Décadas después, cuando el viejo y atormentado Miguel Ángel ha perdido toda esperanza en la posibilidad de aproximarse a Dios a través del arte, su simbología del artista cambiará radicalmente, un giro cuya mejor traducción pictórica es el paso del Génesis al Juicio Final en la Capilla Sixtina. En este último Miguel Ángel recurre a una imagen más cruel y patética que la misma decapitación cuando se retrata en el pellejo de san Bartolomé, uno de los gestos más duros de la historia del arte por parte del artista más ensalzado que haya existido.
Caravaggio aprendió mucho de Miguel Ángel. Es difícil no reconocer en la maravillosa anatomía caravaggiesca la presencia inmediata del tratamiento de la figura humana realizado por el postrer Miguel Ángel, singularmente el del Juicio Final. Sin embargo, hay algo más profundo que une a ambos artistas y que se convierte en un legado para el arte posterior: el sentido del sacrificio. El encumbramiento del artista, reivindicado por el Renacimiento, exige el simétrico sacrificio del artista.
Esta simetría se deduce con notable nitidez al observar la lenta gestación del autorretrato en la pintura renacentista. Tras los balbuceos iniciales, cuando los pintores sólo se atreven a reflejarse con retratos indirectos y camuflados, el surgimiento franco del autor oscila entre la reivindicación de una autoridad moral sin precedentes y la atormentada necesidad del sacrificio. El rostro de Miguel Ángel en el pellejo de san Bartolomé es una brutal expresión de esta necesidad, y en el otro extremo, los autorretratos de Durero revestido con el aura de un cristo mayestático nos conducirán a la casi megalómana nueva dignidad del artista.
Evidentemente, Caravaggio está mucho más cerca de la atribulada sensualidad que de la aristocrática seguridad de Durero.
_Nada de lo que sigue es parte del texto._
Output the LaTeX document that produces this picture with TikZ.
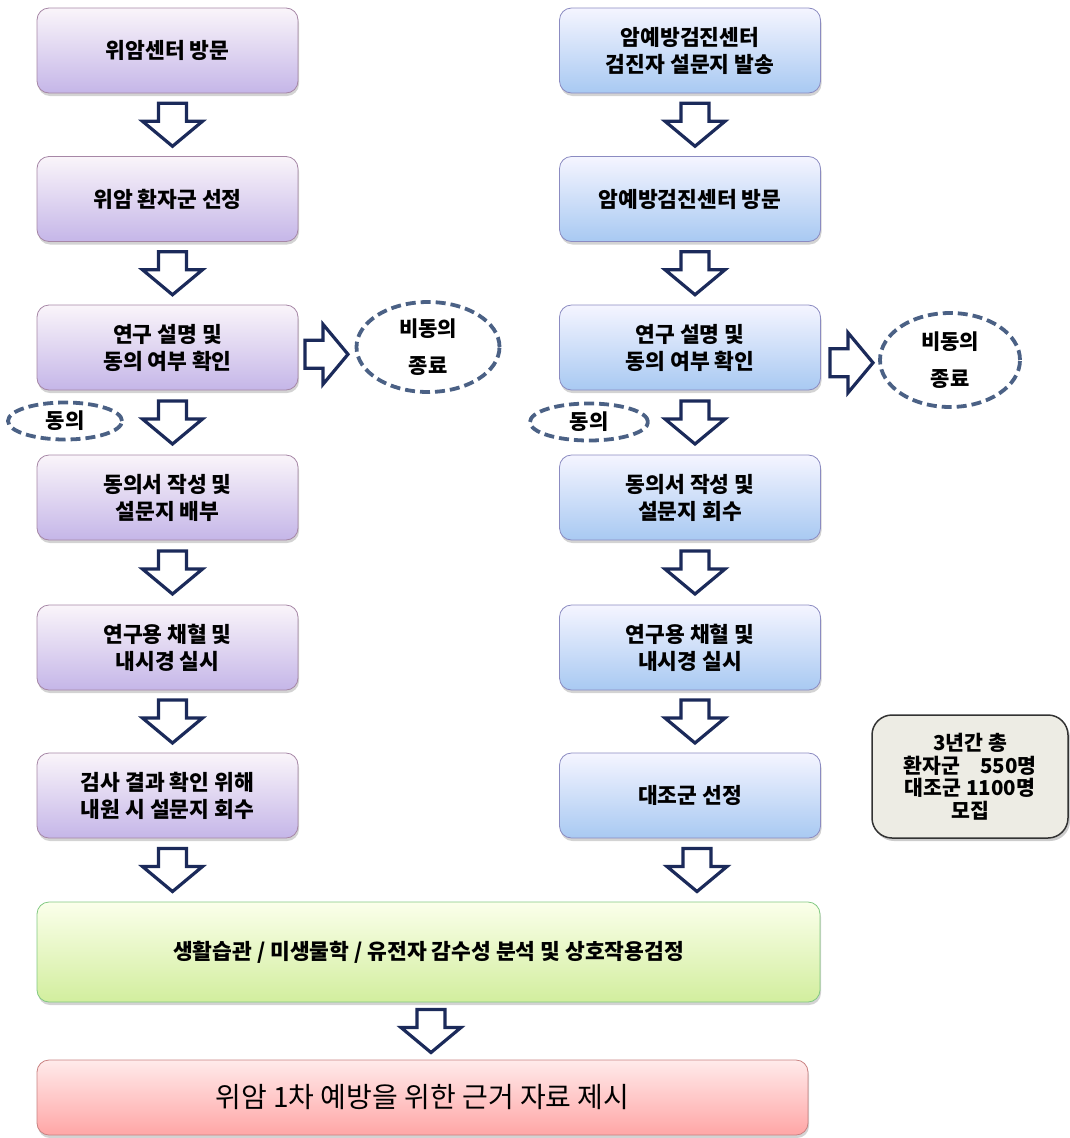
\documentclass[tikz,border=0pt]{standalone}
\usepackage{fontspec}
\setmainfont{Noto Sans CJK KR}
\usetikzlibrary{shadows,calc,shapes.geometric}
\definecolor{navy}{HTML}{1B2A5A}
\definecolor{dashblue}{HTML}{4B6185}
\definecolor{lilac}{HTML}{C5B6E8}
\definecolor{skyblue}{HTML}{A8C9F2}
\definecolor{limegreen}{HTML}{D2EE9E}
\definecolor{notegray}{HTML}{EDECE4}
\tikzset{
  flowbox/.style={
    draw,
    line width=0.8pt,
    rounded corners=12pt,
    minimum width=261pt,
    minimum height=85pt,
    align=center,
    font=\fontsize{21.5}{27}\selectfont\bfseries,
    drop shadow={shadow xshift=1pt, shadow yshift=-3pt, opacity=.35}
  },
  leftbox/.style={
    flowbox,
    draw=violet!35!gray!70,
    top color=violet!4,
    bottom color=lilac
  },
  rightbox/.style={
    flowbox,
    draw=blue!30!gray!70,
    top color=blue!4,
    bottom color=skyblue
  },
  refuse/.style={
    shape = ellipse,
    draw = dashblue,
    line width = 3.8pt,
    dash pattern = on 10pt off 5pt,
    align = center,
    inner sep = 0pt,
    font = \fontsize{21}{37}\selectfont\bfseries
  },
  blockarrow/.style={
    draw = navy,
    fill = white,
    line width = 3.2pt,
    line join = miter
  },
  darr/.pic={
    \draw[blockarrow] (-14,-21.5) -- (14,-21.5) -- (14,-3.5) -- (30,-3.5)
      -- (0,21.5) -- (-30,-3.5) -- (-14,-3.5) -- cycle;
  }
}

\begin{document}
\begin{tikzpicture}[x=1pt,y=-1pt]
        \useasboundingbox (0,0) rectangle (1069,1138);
        % left column
        \node[leftbox] (l1) at (167.5,50.5) {위암센터 방문};
        \node[leftbox] (l2) at (167.5,199) {위암 환자군 선정};
        \node[leftbox] (l3) at (167.5,347.5) {연구 설명 및\\동의 여부 확인};
        \node[leftbox] (l4) at (167.5,497.5) {동의서 작성 및\\설문지 배부};
        \node[leftbox] (l5) at (167.5,647.5) {연구용 채혈 및\\내시경 실시};
        \node[leftbox] (l6) at (167.5,795.5) {검사 결과 확인 위해\\내원 시 설문지 회수};
        % right column
        \node[rightbox] (r1) at (690,50.5) {암예방검진센터\\검진자 설문지 발송};
        \node[rightbox] (r2) at (690,199) {암예방검진센터 방문};
        \node[rightbox] (r3) at (690,347.5) {연구 설명 및\\동의 여부 확인};
        \node[rightbox] (r4) at (690,497.5) {동의서 작성 및\\설문지 회수};
        \node[rightbox] (r5) at (690,647.5) {연구용 채혈 및\\내시경 실시};
        \node[rightbox] (r6) at (690,795.5) {대조군 선정};
        % common part
        \node[flowbox, draw=green!40!gray!70, top color=green!20!yellow!8,
              bottom color=limegreen, minimum width=783pt,
              minimum height=100pt] (analysis) at (428.5,952)
              {생활습관 / 미생물학 / 유전자 감수성 분석 및 상호작용검정};
        \node[flowbox, draw=red!40!gray!70, top color=red!8,
              bottom color=red!35, minimum width=771pt, minimum height=75pt,
              font=\fontsize{28}{32}\selectfont] (result) at (422.5,1097.5)
              {위암 1차 예방을 위한 근거 자료 제시};
        % refusal / consent
        \node[refuse, minimum width=143pt, minimum height=90pt] (lno) at (428,347) {비동의\\종료};
        \node[refuse, minimum width=140pt, minimum height=94pt] (rno) at (950,360) {비동의\\종료};
        \node[refuse, minimum width=114pt, minimum height=37pt] (lyes) at (65,421) {동의};
        \node[refuse, minimum width=118pt, minimum height=37pt] (ryes) at (589,422) {동의};
        % note
        \node[draw=black!80, line width=1.5pt, fill=notegray,
              rounded corners=20pt, minimum width=196pt, minimum height=123pt,
              align=center, font=\fontsize{20.5}{22.5}\selectfont\bfseries,
              drop shadow={shadow xshift=2pt, shadow yshift=-3pt, opacity=.4}]
              (note) at (970,776.5)
              {3년간 총\\환자군\hspace{1em}550명\\대조군 1100명\\모집};
        % arrows
        \foreach \a/\b in {l1/l2,l2/l3,l3/l4,l4/l5,l5/l6,r1/r2,r2/r3,r3/r4,r4/r5,r5/r6}
            \pic at ($(\a.south)!.5!(\b.north)+(5,0)$) {darr};
        \pic at ($(l6.south)!.5!(analysis.north -| l6.south)+(5,0)$) {darr};
        \pic at ($(r6.south)!.5!(analysis.north -| r6.south)+(7,0)$) {darr};
        \pic at ($(analysis.south)!.5!(result.north)+(5.5,0)$) {darr};
        \pic[rotate=90] at ($(l3.east)!.5!(lno.west)+(0,7)$) {darr};
        \pic[rotate=90] at ($(r3.east)!.5!(rno.west)+(2,9)$) {darr};
    \end{tikzpicture}
\end{document}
Esa luz que surge del interior de sus cuerpos, inédita hasta entonces en la pintura, se enfrenta a la tiniebla exterior en uno de los juegos más tensos que haya concebido el arte. La exaltación de los sentidos es obligadamente desgarradora y trágica. Y en ese atrevimiento tiene coherencia servir en bandeja la cabeza del artista, el gigante degollado.
Como no podría ser de otro modo, el ejemplo de Caravaggio ha tenido numerosos seguidores, de manera que podría escribirse una Pequeña historia de la pintura de la decapitación. Entre los modernos, me quedo con un cuadro de James Ensor, Los cocineros peligrosos, pintado en 1886, en el que el artista ofrece en bandeja su cabeza cortada, lista para ser servida en el banquete de los mercaderes y los críticos.